Artificial Intelligence - an important factor in border control

Paris, France

The latest generation solutions, including biometric contactless technology, help immigration officers in their daily border security tasks.

With over 3 billion air passengers around the world per year, which is estimated to double over the next fifteen years, border control is becoming a big issue for governments. Countries seek to strike a balance between security measures to protect their countries and an efficient flow and better experience for growing numbers of travellers, who are increasingly mobile and connected.

Immigration and customs authorities are the first in line to prevent terrorist attacks and combat organised crime and human trafficking. Yet an explosion in numbers of travellers is hampering their task to pinpoint threats without slowing down passenger flows.

Recent border security improvements, including use of cutting-edge biometric technology, ensures everyone who enters and leaves a country is safely identified, while providing more accurate details of who is in a country at any given time. Biometric tech does indeed reliably match travellers with their travel documents, thereby providing irrefutable proof of identity.

The latest generation solutions, including biometric contactless technology from Idemia, help immigration officers in their daily border security tasks. The tech does indeed provide better security, make passenger flows smoother and improve people’s travel experience via electronic counters, self-service check-ins and automatic passport controls.

To counter growing threats, systems automatically collecting and analysing passenger data already exist in many countries to help authorities carry out their duties. Information given before flying (API - Advance Passenger Information) and reservation details (PNR - Passenger Name Record) helps authorities analyse and check passenger data in real time before they enter or leave a country, while improving high data volume processing.

Data gathered such as travellers’ previous trips abroad, help the authorities pinpoint potentially dangerous travellers and assess risks to passengers with a view to carrying out in-depth checks in the case of a real threat. So threats can be anticipated and manpower saved by concentrating on the small number of really dangerous passengers. Risks are not only reduced because they are identified, anticipated and so dealt with more efficiently, the travel experience is also smoother and enhanced due to shorter waiting times for the vast majority of passengers.

Analysing travel data prior to a flight, which is made easier by latest AI tech, also brings additional resources to security officers. Thanks to biometric passenger identification technology, officers can now concentrate more on investigating dangerous individuals.

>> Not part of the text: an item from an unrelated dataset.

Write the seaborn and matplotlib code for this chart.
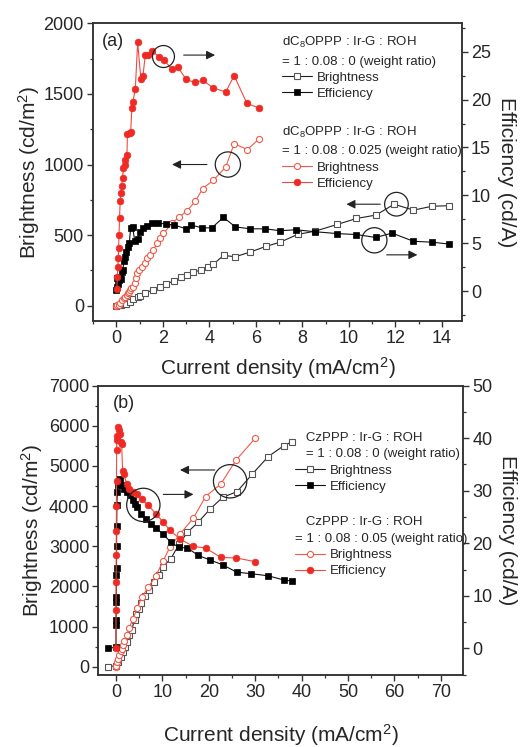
import matplotlib
matplotlib.use('Agg')
import matplotlib.pyplot as plt
from matplotlib.legend import Legend
from matplotlib.ticker import MultipleLocator
import seaborn as sns

# ---------------- panel (a): dC8OPPP : Ir-G : ROH ----------------
# ROH = 0 : brightness (left axis)
a0_bright_x = [0.0, 0.1, 0.2, 0.3, 0.43, 0.57, 0.74, 0.92, 1.03, 1.25, 1.58, 1.86, 2.15, 2.49,
               2.78, 3.04, 3.32, 3.64, 3.93, 4.16, 4.62, 5.12, 5.76, 6.43, 7.05, 7.80, 8.55,
               9.51, 10.33, 11.17, 11.95, 12.78, 13.60, 14.33]
a0_bright_y = [0, 2, 5, 10, 15, 29, 45, 59, 70, 92, 111, 130, 154, 177, 201, 215, 238, 253, 276,
               293, 356, 347, 380, 420, 450, 505, 528, 576, 618, 642, 719, 677, 705, 708]
# ROH = 0 : efficiency (right axis)
a0_eff_x = [0.0, 0.03, 0.05, 0.08, 0.12, 0.15, 0.20, 0.24, 0.28, 0.33, 0.38, 0.43, 0.50, 0.56,
            0.62, 0.70, 0.80, 0.92, 1.03, 1.17, 1.32, 1.53, 1.78, 2.15, 2.49, 3.01, 3.21, 3.68,
            4.11, 4.61, 5.12, 5.76, 6.40, 7.05, 7.72, 8.53, 9.51, 10.32, 11.16, 11.86, 12.78,
            13.60, 14.33]
a0_eff_y = [0.1, 1.4, 0.4, 0.7, 1.1, 1.5, 1.3, 2.0, 2.2, 3.1, 3.6, 4.1, 4.6, 5.0, 6.6, 6.7,
            5.2, 5.4, 6.2, 6.6, 6.8, 7.1, 7.1, 7.0, 6.9, 6.5, 6.9, 6.6, 6.6, 7.7, 6.7, 6.5, 6.5,
            6.3, 6.4, 6.2, 6.0, 5.9, 5.6, 6.05, 5.2, 5.1, 4.9]
# ROH = 0.025 : brightness
a1_bright_x = [0.0, 0.05, 0.10, 0.17, 0.24, 0.32, 0.39, 0.45, 0.50, 0.55, 0.60, 0.65, 0.70,
               0.79, 0.85, 0.89, 0.96, 1.10, 1.22, 1.32, 1.46, 1.60, 1.75, 1.89, 2.03, 2.39,
               2.68, 3.04, 3.40, 3.72, 4.18, 4.71, 5.07, 5.64, 6.16]
a1_bright_y = [0, 2, 5, 20, 40, 52, 64, 76, 88, 100, 111, 123, 135, 158, 194, 229, 253, 276,
               305, 335, 359, 394, 441, 477, 512, 583, 625, 672, 740, 830, 889, 983, 1148,
               1106, 1184]
# ROH = 0.025 : efficiency
a1_eff_x = [0.02, 0.05, 0.07, 0.09, 0.10, 0.12, 0.14, 0.17, 0.20, 0.24, 0.27, 0.31, 0.36,
            0.39, 0.46, 0.48, 0.58, 0.62, 0.67, 0.72, 0.82, 0.92, 1.06, 1.15, 1.25, 1.36,
            1.53, 1.82, 2.06, 2.39, 2.65, 3.01, 3.37, 3.73, 4.18, 4.71, 5.07, 5.62, 6.16]
a1_eff_y = [0.2, 1.5, 2.5, 3.4, 4.5, 5.9, 7.6, 9.4, 10.2, 11.0, 11.8, 12.9, 13.2, 13.7, 14.2,
            16.4, 16.5, 16.6, 19.1, 19.8, 21.1, 26.0, 22.1, 22.5, 24.7, 24.7, 25.1, 24.5,
            24.1, 23.2, 23.4, 22.1, 21.8, 22.0, 21.2, 20.8, 22.5, 19.6, 19.1]

# ---------------- panel (b): CzPPP : Ir-G : ROH ----------------
b0_bright_x = [-1.8, 0.1, 0.5, 1.0, 1.5, 1.9, 2.4, 2.9, 3.4, 4.0, 4.4, 5.0, 5.5, 6.2, 7.2,
               8.2, 9.3, 10.1, 11.8, 13.6, 15.4, 17.7, 20.3, 23.0, 26.1, 29.4, 32.8, 36.2, 38.0]
b0_bright_y = [0, 25, 125, 249, 370, 498, 623, 789, 914, 1163, 1308, 1449, 1590, 1750, 1907,
               2100, 2280, 2492, 2683, 3050, 3347, 3596, 3929, 4219, 4361, 4801, 5233, 5507,
               5606]
b0_eff_x = [-1.8, 0.0, 0.02, 0.04, 0.06, 0.08, 0.10, 0.12, 0.14, 0.16, 0.2, 0.3, 0.4, 0.6,
            0.9, 1.2, 1.7, 2.3, 3.0, 3.6, 4.1, 4.5, 5.3, 6.5, 7.5, 8.6, 10.1, 11.8, 13.6,
            15.4, 17.7, 20.3, 23.0, 26.0, 29.2, 32.8, 36.2, 38.0]
b0_eff_y = [0.0, 0.2, 4.4, 5.4, 8.9, 9.8, 14.0, 15.2, 19.4, 23.2, 27.3, 29.8, 31.1, 32.3,
            32.0, 31.0, 30.3, 29.7, 29.1, 28.3, 27.5, 26.9, 25.6, 24.6, 23.7, 22.9, 21.8,
            20.2, 19.2, 19.1, 17.7, 16.8, 15.9, 14.5, 14.2, 13.8, 13.0, 12.8]
b1_bright_x = [0.0, 0.05, 0.14, 0.36, 0.7, 1.0, 1.22, 1.44, 1.72, 2.30, 2.87, 3.59, 4.60,
               5.53, 6.97, 8.62, 10.2, 11.6, 13.8, 16.7, 19.3, 22.6, 25.9, 30.0]
b1_bright_y = [0, 25, 108, 191, 300, 380, 450, 540, 640, 789, 955, 1180, 1450, 1728, 1977,
               2267, 2641, 2974, 3306, 3704, 4236, 4552, 5150, 5690]
b1_eff_x = [0.0, 0.02, 0.04, 0.06, 0.08, 0.10, 0.12, 0.14, 0.16, 0.29, 0.5, 0.72, 0.9, 1.0,
            1.22, 1.44, 1.72, 2.30, 2.87, 3.59, 4.60, 5.53, 6.97, 8.62, 10.2, 11.6, 13.8,
            16.7, 19.3, 22.6, 25.9, 30.0]
b1_eff_y = [0.0, 7.2, 12.6, 17.7, 22.4, 27.0, 31.9, 37.7, 39.6, 40.5, 42.1, 41.5, 40.8,
            39.2, 38.9, 33.8, 33.1, 31.3, 30.3, 29.7, 29.3, 28.4, 27.2, 25.6, 24.0, 22.5,
            20.8, 19.4, 19.1, 17.3, 17.2, 16.5]

RED = '#ee2a24'
GRAY = '#555555'
INK = '#333333'

sns.set_style('ticks')
plt.rcParams['font.family'] = ['Liberation Sans', 'DejaVu Sans']
plt.rcParams['mathtext.fontset'] = 'custom'
plt.rcParams['mathtext.rm'] = 'Liberation Sans'
plt.rcParams['mathtext.it'] = 'Liberation Sans:italic'
plt.rcParams['mathtext.default'] = 'regular'

styles = {
    'bright0': dict(color='#222222', marker='s', markersize=4.2, markerfacecolor='white',
                    markeredgecolor=GRAY, markeredgewidth=0.8, linewidth=0.8),
    'eff0': dict(color='#111111', marker='s', markersize=4.8, markerfacecolor='black',
                 markeredgecolor='black', markeredgewidth=0.5, linewidth=0.8),
    'bright1': dict(color='#f05a48', marker='o', markersize=4.4, markerfacecolor='white',
                    markeredgecolor='#f05a48', markeredgewidth=0.8, linewidth=0.8),
    'eff1': dict(color='#f04a40', marker='o', markersize=4.8, markerfacecolor=RED,
                 markeredgecolor=RED, markeredgewidth=0.5, linewidth=0.8),
}


def draw(ax, x, y, key):
    sns.lineplot(x=x, y=y, ax=ax, sort=False, estimator=None, **styles[key])
    return ax.lines[-1]


def style_axes(ax, ax2):
    for a in (ax, ax2):
        for sp in a.spines.values():
            sp.set_linewidth(1.1)
            sp.set_color(INK)
        a.tick_params(which='major', direction='out', length=4.5, width=1.0,
                      labelsize=13, color=INK, pad=2)
        a.tick_params(which='minor', direction='out', length=2.5, width=0.9, color=INK)
    ax.tick_params(axis='x', which='both', top=False)
    ax2.tick_params(axis='x', which='both', top=False)


def circle(ax, xy, s):
    ax.scatter([xy[0]], [xy[1]], s=s, facecolors='none', edgecolors='#222222',
               linewidths=0.9, zorder=5)


def arrow(ax, start, end):
    ax.annotate('', xy=end, xytext=start,
                arrowprops=dict(arrowstyle='-|>', color='#222222', lw=0.8,
                                mutation_scale=13, shrinkA=0, shrinkB=0))


def legend_block(ax2, handles, title, anchor, ratio_line, title_spacing):
    leg = Legend(ax2, handles, ['Brightness', 'Efficiency'],
                 title=title + '\n' + ratio_line, loc='upper left',
                 bbox_to_anchor=anchor, frameon=False, fontsize=9.5,
                 title_fontsize=9.5, alignment='left', handlelength=2.3,
                 handletextpad=0.35, labelspacing=0.3, borderpad=0,
                 borderaxespad=0)
    leg.get_title().set_linespacing(title_spacing)
    ax2.add_artist(leg)
    return leg


fig = plt.figure(figsize=(5.21, 7.47), dpi=100)

# ---------- panel (a) ----------
ax_a = fig.add_axes([0.1785, 0.5703, 0.7083, 0.3985])
ax2_a = ax_a.twinx()
hb0 = draw(ax_a, a0_bright_x, a0_bright_y, 'bright0')
hb1 = draw(ax_a, a1_bright_x, a1_bright_y, 'bright1')
he0 = draw(ax2_a, a0_eff_x, a0_eff_y, 'eff0')
he1 = draw(ax2_a, a1_eff_x, a1_eff_y, 'eff1')

ax_a.set_xlim(-1, 14.87)
ax_a.set_ylim(-108, 2000)
ax2_a.set_ylim(-3.13, 27.97)
ax_a.xaxis.set_major_locator(MultipleLocator(2))
ax_a.xaxis.set_minor_locator(MultipleLocator(1))
ax_a.yaxis.set_major_locator(MultipleLocator(500))
ax_a.yaxis.set_minor_locator(MultipleLocator(250))
ax2_a.yaxis.set_major_locator(MultipleLocator(5))
ax2_a.yaxis.set_minor_locator(MultipleLocator(2.5))
style_axes(ax_a, ax2_a)

ax_a.set_xlabel('Current density (mA/cm$^2$)', fontsize=15, labelpad=6)
ax_a.set_ylabel('Brightness (cd/m$^2$)', fontsize=15, labelpad=1)
ax2_a.set_ylabel('Efficiency (cd/A)', fontsize=15, rotation=270, va='bottom', labelpad=4)
ax_a.text(0.024, 0.938, '(a)', transform=ax_a.transAxes, fontsize=13, va='center')

legend_block(ax2_a, [hb0, he0], 'dC$_8$OPPP : Ir-G : ROH', (0.511, 0.962),
             '= 1 : 0.08 : 0 (weight ratio)', 1.65)
legend_block(ax2_a, [hb1, he1], 'dC$_8$OPPP : Ir-G : ROH', (0.511, 0.66),
             '= 1 : 0.08 : 0.025 (weight ratio)', 1.65)

circle(ax2_a, (2.03, 24.5), 250)
arrow(ax2_a, (2.9, 24.65), (4.25, 24.65))
circle(ax_a, (4.8, 1000), 330)
arrow(ax_a, (3.9, 1000), (2.4, 1000))
circle(ax_a, (12.05, 719), 290)
arrow(ax_a, (11.35, 719), (9.9, 719))
circle(ax2_a, (11.1, 5.3), 330)
arrow(ax2_a, (11.63, 3.78), (12.95, 3.78))

# ---------- panel (b) ----------
ax_b = fig.add_axes([0.1887, 0.0964, 0.7006, 0.3873])
ax2_b = ax_b.twinx()
gb0 = draw(ax_b, b0_bright_x, b0_bright_y, 'bright0')
gb1 = draw(ax_b, b1_bright_x, b1_bright_y, 'bright1')
ge0 = draw(ax2_b, b0_eff_x, b0_eff_y, 'eff0')
ge1 = draw(ax2_b, b1_eff_x, b1_eff_y, 'eff1')

ax_b.set_xlim(-3.8, 74.85)
ax_b.set_ylim(-207, 7000)
ax2_b.set_ylim(-5.08, 50)
ax_b.xaxis.set_major_locator(MultipleLocator(10))
ax_b.xaxis.set_minor_locator(MultipleLocator(5))
ax_b.yaxis.set_major_locator(MultipleLocator(1000))
ax_b.yaxis.set_minor_locator(MultipleLocator(500))
ax2_b.yaxis.set_major_locator(MultipleLocator(10))
ax2_b.yaxis.set_minor_locator(MultipleLocator(5))
style_axes(ax_b, ax2_b)

ax_b.set_xlabel('Current density (mA/cm$^2$)', fontsize=15, labelpad=15)
ax_b.set_ylabel('Brightness (cd/m$^2$)', fontsize=15, labelpad=3)
ax2_b.set_ylabel('Efficiency (cd/A)', fontsize=15, rotation=270, va='bottom', labelpad=4)
ax_b.text(0.04, 0.937, '(b)', transform=ax_b.transAxes, fontsize=13, va='center')

legend_block(ax2_b, [gb0, ge0], '   CzPPP : Ir-G : ROH', (0.539, 0.84),
             '   = 1 : 0.08 : 0 (weight ratio)', 1.5)
legend_block(ax2_b, [gb1, ge1], '   CzPPP : Ir-G : ROH', (0.539, 0.548),
             '= 1 : 0.08 : 0.05 (weight ratio)', 1.5)

circle(ax2_b, (5.9, 27.3), 576)
arrow(ax2_b, (10.2, 29.3), (16.7, 29.3))
circle(ax_b, (24.6, 4618), 576)
arrow(ax_b, (21.3, 4900), (13.8, 4900))

fig.savefig('out.png', dpi=100)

Managing visa and travel authorisations is nowadays an intrinsic part of modern, integrated border security systems. This is a key factor in improving passenger security and convenience. Idemia, for example, provides electronic visa and travel authorisation solutions to transform and streamline procedures for both the travelling public and the authorities who issue travel documents. Idemia’s solutions are designed to boost efficiency and border security by delivering irrefutable proof of identity underpinned by cross-checking documents with national and international lists prior to travel. The tech also allows easier control of overstays and smooths arrivals by cutting queues at airports, sea ports and land borders based on forecasting demand.

"The number of air passengers is expected to double over the next fifteen years. As a result, border control is becoming a big challenge for governments. Idemia helps strike a balance between stringent security measures, efficient passenger flow and a seamless user experience with AI and biometric solutions." says Olivier Charlanes, Senior Vice President Marketing and Product Offer – Idemia Public Security & Identity Business Unit.